Will the House’s Ethics Watchdog Be Silenced?
The future of the House of Representatives’ independent ethics watchdog is subject to speculation now that we’re again in appropriations season. Last year, despite the calls of transparency advocates and good government experts, Representative Mel Watt led a 100-member strong effort to cut the Office of Congressional Ethics’ budget by 40%. There’s likely to be a fight again this year. We believe the OCE should be strengthened, not hamstrung.
The Office of Congressional Ethics came into existence in March 2008 after a series of corruption scandals prompted House leaders to explore creating a transparent, outside enforcement entity. While OCE is not as robust as originally contemplated, it plays a crucial role in ethics oversight. OCE reviews allegations of misconduct against Representatives, House staff, and officers, and refers matters to the House Committee on Ethics for further review when it finds there’s a substantial reason to believe a violation may have occurred.

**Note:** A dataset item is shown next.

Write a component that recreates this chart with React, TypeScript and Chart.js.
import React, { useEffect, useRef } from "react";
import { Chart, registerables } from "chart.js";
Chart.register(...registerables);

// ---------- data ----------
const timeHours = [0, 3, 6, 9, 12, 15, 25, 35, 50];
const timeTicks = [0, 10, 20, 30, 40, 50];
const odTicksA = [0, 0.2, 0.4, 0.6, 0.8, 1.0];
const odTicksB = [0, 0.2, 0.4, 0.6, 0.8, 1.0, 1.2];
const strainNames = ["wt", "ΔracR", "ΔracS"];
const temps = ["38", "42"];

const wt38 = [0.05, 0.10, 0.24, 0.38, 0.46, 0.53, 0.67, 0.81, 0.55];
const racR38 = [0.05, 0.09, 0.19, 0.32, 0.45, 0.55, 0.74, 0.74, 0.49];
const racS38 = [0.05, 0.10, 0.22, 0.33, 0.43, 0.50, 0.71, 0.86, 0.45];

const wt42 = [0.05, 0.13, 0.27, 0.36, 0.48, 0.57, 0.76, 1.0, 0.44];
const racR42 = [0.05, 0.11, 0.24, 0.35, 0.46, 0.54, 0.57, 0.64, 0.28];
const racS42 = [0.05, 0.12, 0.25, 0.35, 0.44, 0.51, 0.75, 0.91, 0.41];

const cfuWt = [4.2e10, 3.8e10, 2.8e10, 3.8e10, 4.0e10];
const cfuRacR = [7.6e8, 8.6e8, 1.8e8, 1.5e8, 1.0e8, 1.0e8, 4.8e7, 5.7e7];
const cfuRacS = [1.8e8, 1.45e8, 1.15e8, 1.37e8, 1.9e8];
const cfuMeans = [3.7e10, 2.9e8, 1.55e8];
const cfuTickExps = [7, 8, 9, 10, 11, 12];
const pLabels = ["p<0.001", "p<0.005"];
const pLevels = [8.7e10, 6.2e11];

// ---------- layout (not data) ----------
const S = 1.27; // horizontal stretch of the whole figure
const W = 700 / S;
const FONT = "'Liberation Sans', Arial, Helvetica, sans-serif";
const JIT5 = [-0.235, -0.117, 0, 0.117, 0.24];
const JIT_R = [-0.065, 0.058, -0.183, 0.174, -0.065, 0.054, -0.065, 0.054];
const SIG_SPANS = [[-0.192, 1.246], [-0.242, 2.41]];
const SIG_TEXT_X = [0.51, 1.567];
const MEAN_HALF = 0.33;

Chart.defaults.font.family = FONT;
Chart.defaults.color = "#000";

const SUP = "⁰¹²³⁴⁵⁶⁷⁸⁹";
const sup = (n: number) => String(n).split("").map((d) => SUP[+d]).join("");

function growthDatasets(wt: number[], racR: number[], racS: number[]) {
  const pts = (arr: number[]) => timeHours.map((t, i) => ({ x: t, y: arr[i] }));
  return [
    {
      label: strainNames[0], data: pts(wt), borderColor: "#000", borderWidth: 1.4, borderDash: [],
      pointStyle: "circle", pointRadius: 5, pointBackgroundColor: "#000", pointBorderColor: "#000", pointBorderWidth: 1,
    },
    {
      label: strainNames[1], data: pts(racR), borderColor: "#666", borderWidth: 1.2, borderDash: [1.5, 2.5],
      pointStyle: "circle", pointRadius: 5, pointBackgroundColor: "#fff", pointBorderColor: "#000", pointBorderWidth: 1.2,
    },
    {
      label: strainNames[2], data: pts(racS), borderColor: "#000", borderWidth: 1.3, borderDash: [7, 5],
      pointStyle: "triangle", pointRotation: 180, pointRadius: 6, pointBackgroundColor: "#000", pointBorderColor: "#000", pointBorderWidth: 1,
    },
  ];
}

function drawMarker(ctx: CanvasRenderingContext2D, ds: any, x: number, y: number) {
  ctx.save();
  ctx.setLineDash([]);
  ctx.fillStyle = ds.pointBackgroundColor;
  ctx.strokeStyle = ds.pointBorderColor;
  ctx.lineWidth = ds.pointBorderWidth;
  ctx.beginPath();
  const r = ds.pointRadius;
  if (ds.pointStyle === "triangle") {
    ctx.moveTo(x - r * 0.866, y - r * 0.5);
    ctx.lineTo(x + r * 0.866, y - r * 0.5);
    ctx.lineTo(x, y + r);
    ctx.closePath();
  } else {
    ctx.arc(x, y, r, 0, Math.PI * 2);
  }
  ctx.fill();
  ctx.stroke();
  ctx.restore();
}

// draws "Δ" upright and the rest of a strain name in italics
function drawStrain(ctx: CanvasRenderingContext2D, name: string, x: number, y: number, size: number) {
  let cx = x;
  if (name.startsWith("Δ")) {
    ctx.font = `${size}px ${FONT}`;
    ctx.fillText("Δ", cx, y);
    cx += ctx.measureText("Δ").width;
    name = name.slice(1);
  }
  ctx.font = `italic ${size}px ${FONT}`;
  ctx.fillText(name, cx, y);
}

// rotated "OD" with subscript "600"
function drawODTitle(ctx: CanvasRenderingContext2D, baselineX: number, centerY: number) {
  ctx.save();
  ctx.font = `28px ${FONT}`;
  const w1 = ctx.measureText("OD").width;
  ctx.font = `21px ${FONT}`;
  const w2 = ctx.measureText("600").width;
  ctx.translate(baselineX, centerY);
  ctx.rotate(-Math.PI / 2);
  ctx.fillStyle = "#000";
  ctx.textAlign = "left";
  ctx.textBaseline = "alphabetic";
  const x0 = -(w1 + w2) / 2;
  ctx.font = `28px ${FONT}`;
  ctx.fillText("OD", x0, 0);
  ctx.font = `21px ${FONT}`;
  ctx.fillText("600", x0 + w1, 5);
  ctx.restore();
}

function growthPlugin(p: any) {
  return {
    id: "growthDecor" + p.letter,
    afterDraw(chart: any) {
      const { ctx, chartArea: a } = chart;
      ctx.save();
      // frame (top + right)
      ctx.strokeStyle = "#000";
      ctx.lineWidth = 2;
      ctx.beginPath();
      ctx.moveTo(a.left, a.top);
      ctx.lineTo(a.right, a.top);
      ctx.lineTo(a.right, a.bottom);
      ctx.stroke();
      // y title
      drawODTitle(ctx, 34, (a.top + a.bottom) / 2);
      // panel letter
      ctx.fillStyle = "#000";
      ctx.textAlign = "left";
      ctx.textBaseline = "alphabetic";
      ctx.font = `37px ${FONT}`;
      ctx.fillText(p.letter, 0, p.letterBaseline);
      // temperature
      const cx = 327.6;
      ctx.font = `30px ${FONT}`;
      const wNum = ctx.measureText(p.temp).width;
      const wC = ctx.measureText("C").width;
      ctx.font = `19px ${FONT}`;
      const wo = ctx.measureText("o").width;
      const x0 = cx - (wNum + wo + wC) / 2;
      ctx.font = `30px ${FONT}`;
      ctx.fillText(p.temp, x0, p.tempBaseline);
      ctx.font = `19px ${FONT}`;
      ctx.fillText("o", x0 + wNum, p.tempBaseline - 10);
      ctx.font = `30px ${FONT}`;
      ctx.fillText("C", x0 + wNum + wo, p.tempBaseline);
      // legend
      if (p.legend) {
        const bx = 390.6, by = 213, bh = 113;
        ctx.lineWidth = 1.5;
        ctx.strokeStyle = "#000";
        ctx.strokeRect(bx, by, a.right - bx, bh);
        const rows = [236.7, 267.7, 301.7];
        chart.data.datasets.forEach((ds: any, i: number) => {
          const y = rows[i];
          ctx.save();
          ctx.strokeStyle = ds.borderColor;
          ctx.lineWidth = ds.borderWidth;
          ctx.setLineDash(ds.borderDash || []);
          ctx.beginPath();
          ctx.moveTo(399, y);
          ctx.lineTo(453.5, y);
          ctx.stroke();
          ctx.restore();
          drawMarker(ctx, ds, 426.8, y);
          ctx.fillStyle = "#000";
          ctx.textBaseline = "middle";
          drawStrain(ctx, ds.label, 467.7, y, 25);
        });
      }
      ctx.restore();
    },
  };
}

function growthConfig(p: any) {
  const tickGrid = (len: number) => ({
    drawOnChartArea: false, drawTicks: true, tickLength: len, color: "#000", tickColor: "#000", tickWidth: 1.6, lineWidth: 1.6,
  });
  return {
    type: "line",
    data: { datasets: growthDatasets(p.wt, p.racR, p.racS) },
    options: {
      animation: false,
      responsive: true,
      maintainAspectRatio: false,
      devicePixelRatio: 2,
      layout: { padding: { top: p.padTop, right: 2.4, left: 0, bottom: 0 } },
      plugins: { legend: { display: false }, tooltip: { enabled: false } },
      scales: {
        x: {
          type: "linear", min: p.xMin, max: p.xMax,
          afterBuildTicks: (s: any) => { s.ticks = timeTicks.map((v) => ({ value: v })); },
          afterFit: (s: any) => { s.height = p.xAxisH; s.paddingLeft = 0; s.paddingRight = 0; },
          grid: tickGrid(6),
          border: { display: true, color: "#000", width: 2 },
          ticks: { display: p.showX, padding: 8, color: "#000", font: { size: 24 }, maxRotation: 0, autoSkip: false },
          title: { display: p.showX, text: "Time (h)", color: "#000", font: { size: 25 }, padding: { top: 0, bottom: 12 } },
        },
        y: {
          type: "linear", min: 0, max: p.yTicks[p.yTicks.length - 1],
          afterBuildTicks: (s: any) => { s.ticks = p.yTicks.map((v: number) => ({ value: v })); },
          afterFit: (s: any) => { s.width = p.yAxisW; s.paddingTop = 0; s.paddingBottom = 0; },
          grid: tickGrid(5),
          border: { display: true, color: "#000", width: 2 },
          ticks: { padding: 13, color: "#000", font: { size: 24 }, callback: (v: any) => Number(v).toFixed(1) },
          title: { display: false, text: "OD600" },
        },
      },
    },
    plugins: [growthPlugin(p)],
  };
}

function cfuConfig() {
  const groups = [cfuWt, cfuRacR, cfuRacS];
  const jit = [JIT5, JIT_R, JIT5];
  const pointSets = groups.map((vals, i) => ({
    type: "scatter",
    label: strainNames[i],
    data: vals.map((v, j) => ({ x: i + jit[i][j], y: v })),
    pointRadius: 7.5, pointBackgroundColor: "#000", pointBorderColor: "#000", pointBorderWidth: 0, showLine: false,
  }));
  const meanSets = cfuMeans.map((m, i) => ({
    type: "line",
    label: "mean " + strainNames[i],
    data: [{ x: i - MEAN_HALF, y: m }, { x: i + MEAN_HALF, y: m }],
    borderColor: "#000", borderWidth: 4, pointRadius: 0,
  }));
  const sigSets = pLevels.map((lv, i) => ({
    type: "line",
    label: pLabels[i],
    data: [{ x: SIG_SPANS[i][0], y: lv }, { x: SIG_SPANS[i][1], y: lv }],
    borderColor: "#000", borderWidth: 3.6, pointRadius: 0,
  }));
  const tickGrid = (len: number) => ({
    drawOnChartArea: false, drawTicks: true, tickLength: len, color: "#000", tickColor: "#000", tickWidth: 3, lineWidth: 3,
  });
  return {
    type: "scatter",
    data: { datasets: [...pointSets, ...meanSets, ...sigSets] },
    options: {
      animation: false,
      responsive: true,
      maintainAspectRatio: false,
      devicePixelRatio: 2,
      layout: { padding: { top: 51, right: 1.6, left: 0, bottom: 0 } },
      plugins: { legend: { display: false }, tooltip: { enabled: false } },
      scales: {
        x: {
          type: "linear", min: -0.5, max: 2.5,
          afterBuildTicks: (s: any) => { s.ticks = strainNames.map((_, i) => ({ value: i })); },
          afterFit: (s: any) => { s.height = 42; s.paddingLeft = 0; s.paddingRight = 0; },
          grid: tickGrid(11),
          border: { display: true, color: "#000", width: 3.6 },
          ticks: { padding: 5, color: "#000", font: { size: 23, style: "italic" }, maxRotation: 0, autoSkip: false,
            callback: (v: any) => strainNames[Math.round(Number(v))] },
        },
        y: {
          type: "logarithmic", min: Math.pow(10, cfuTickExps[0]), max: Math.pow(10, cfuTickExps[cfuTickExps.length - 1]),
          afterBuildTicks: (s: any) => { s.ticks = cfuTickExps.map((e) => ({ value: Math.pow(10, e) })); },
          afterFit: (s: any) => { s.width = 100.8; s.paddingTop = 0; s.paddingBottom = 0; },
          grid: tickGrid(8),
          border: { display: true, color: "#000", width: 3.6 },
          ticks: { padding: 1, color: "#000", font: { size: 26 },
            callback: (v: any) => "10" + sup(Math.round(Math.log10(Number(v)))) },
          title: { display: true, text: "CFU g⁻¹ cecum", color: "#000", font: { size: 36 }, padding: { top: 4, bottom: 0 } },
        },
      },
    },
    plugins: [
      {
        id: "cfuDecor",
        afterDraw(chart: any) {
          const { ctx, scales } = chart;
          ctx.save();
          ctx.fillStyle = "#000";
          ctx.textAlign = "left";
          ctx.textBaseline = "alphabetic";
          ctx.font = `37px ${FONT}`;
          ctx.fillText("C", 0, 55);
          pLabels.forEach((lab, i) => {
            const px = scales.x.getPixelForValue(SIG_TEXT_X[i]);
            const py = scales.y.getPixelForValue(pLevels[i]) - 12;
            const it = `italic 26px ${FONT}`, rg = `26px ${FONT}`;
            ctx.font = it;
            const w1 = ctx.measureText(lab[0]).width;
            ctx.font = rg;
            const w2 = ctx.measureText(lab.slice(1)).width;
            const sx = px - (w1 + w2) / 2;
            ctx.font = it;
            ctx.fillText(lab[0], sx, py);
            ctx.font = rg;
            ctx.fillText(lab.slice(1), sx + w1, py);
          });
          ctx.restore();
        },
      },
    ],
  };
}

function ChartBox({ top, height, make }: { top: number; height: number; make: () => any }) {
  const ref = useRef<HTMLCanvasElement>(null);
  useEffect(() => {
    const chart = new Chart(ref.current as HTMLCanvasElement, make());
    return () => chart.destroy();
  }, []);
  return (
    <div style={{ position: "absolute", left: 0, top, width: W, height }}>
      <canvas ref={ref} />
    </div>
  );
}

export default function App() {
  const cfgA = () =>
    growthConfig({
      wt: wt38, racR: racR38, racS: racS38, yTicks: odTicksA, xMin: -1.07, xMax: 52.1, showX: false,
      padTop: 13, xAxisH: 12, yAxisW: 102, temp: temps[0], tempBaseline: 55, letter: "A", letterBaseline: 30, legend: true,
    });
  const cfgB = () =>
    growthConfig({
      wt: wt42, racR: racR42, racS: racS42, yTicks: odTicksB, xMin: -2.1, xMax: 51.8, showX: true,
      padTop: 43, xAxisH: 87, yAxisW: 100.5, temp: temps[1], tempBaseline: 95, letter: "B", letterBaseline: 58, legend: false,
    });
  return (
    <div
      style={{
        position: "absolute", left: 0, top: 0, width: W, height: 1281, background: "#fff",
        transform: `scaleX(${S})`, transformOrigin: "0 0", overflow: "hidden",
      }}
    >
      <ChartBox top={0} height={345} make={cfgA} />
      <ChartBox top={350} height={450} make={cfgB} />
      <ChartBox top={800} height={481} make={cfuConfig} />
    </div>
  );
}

OCE’s teeth come from the public release of its reports and findings (except in circumstances when neither OCE nor the Ethics Committee find wrongdoing). American Enterprise Institute scholar Norm Ornstein recommended strengthening OCE by giving it the power to issue subpoenas in those rare cases “where an important investigation is being impeded by a key witness’s refusal to testify or provide relevant information.” Right now, OCE must rely on witnesses voluntarily cooperating. Ornstein also suggests that OCE members or staff be able to provide evidence directly to the Ethics Committee, and not be limited to submitting written reports
We agree, and add that OCE should have the power to lengthen its investigatory window when circumstances warrant. Its existence should be formalized into law, and its funding increased. Speaker Boehner deserves credit for retaining the OCE when Republicans came to power, as does former Speaker Pelosi for its creation, and we hope members of both parties will join together to put it on a firmer footing.
Every time the OCE does its job, it risks offending individual members of Congress. Even so, the vast majority of representatives voted to keep OCE intact last year because it strengthens the House as an institution.
Hearings in the House on legislative branch appropriations are winding down, so now is the time to make ourselves heard to keep the House’s independent ethics watchdog on the beat.